Let's examine why this obsession with IP strategy isn't just administrative overhead but a core component of the investment calculus. When a VC firm deploys capital, they are essentially placing a calculated bet on future monopoly power, however temporary that monopoly might be. That power, in the technology sector, rarely stems from superior marketing alone; it almost always originates from proprietary knowledge codified into something legally enforceable. Think about the due diligence process: the first major technical audit isn't about code quality; it's about chain of title for every line of code, every design file, and every invention disclosure signed by every past and present employee. If that chain is broken, or if key IP is co-mingled with academic grants or previous employment agreements, the asset itself becomes questionable. This immediately introduces dilution risk that no amount of projected revenue growth can easily offset. I suspect many founders underestimate the sheer administrative burden VCs place on proving clean ownership before wiring the first tranche of money. They need documented, assignable rights, not just a shared understanding or a handshake agreement made over coffee years ago.

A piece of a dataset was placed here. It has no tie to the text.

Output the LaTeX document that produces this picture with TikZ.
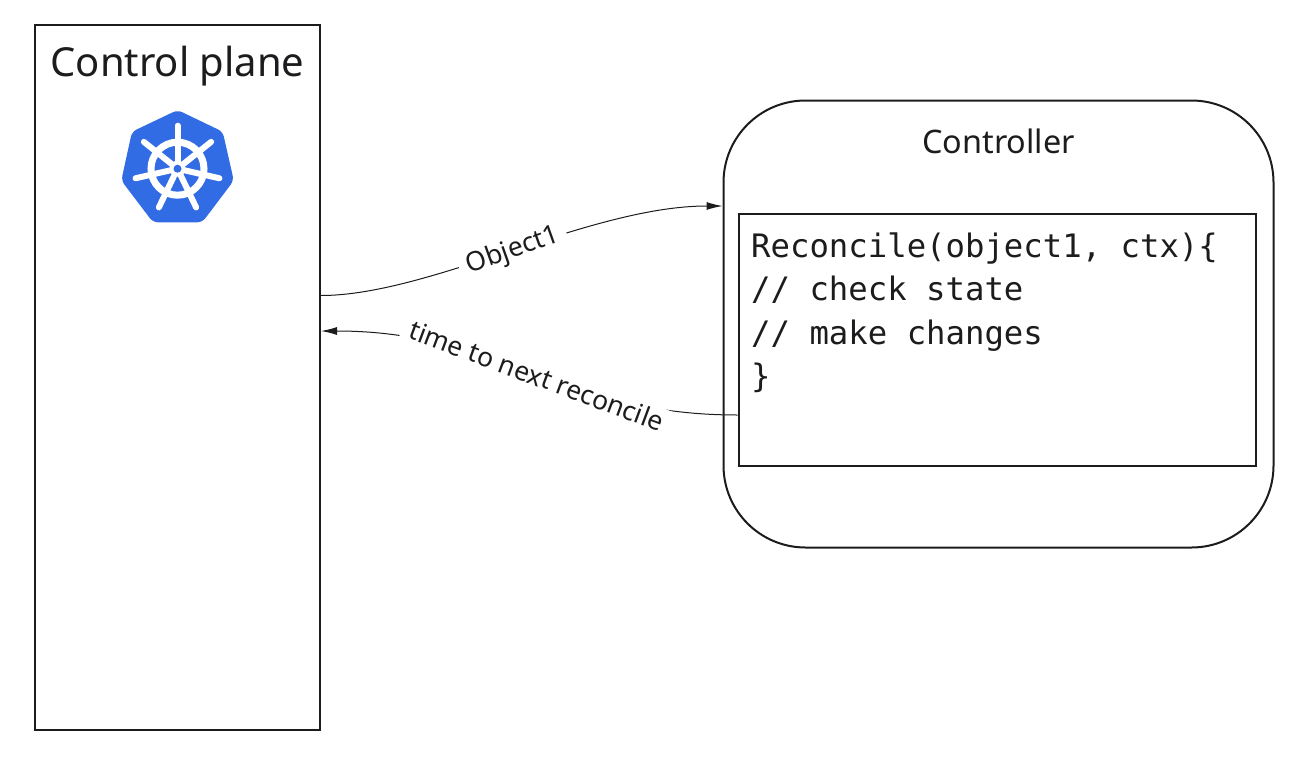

This brings me to the practical reality of what constitutes a "robust" strategy from their viewpoint, which is often less about patent breadth and more about strategic trade-offs. A startup might have five provisional filings but zero utility patents issued, which, to a seasoned investor, signals an incomplete defensive posture. Conversely, a strategy focused solely on broad, expensive utility patents without trade secret protection for core algorithms—the actual "secret sauce"—leaves the most valuable assets exposed to reverse engineering once the product hits the market widely. The investor needs to see a clear mapping: what must be patented for market access barriers, and what must be fiercely guarded as a trade secret to maintain a competitive edge even after patent expiration or invalidation challenges. Furthermore, the geographic scope matters intensely; filing only in the US for a company targeting global enterprise sales is an immediate red flag signaling a failure to think internationally about enforcement. I've seen deals stall because the target jurisdiction for manufacturing or primary sales wasn't adequately covered by initial IP filings, creating a potential enforcement nightmare down the line when market expansion begins. It’s a delicate balance between spending runway on filings and ensuring the core value proposition is legally secured against the inevitable challengers.